Patrice Richard : Ces derniers seize mois ont été seize mois de lutte pour les équipes qui ont dû sur le terrain, faire face à cinq crises. Tout d’abord le premier choc du confinement qui a vu la capacité des équipes à s’adapter pour organiser de nouveaux protocoles et de nouveaux parcours clients en toute sécurité, et qui a permis la réouverture très rapide des points de vente. Le déconfinement n’a pas été simple non plus à préparer, car il faut se souvenir qu’à ce moment là nous manquions de masque, de plexiglass, et devions gérer des délais d’approvisionnement allongés car les lignes de productions de nos fournisseurs ne tournaient pas à 100%. Puis à partir de juin, juillet et août 2020, nos collaborateurs ont été présents pour répondre à la forte reprise d’activité, sans fermeture d’agence durant le mois d’août.

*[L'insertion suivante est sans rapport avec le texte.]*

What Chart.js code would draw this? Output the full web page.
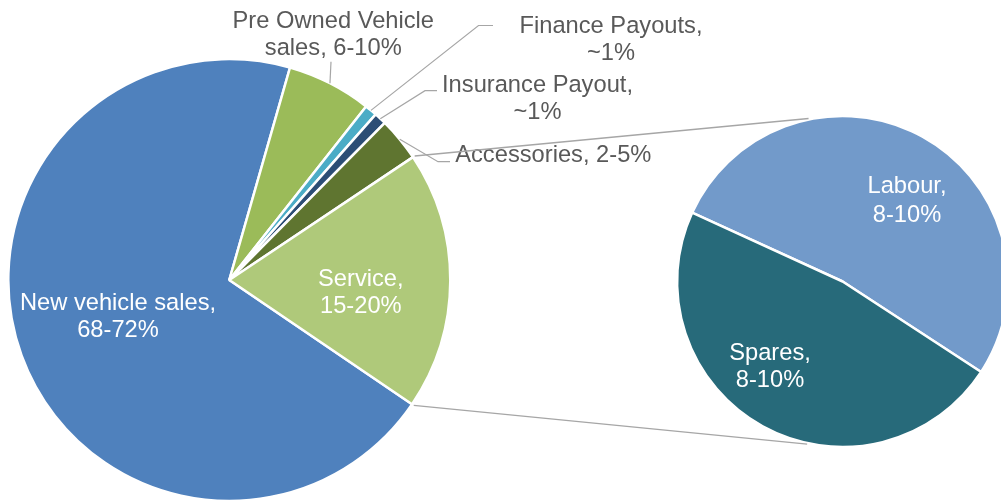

Enfin, deux autres phénomènes conjoncturels sont intervenus, pour perturber le marché et mettre sous tension les équipes dans un contexte de très forte demande : les pénuries et l’inflation brutale de nombreux matériaux. Je salue ici à nouveau la capacité des collaborateurs à s’adapter et à se mobiliser, et en particulier les chefs d’agences qui ont à se battre encore aujourd’hui au quotidien.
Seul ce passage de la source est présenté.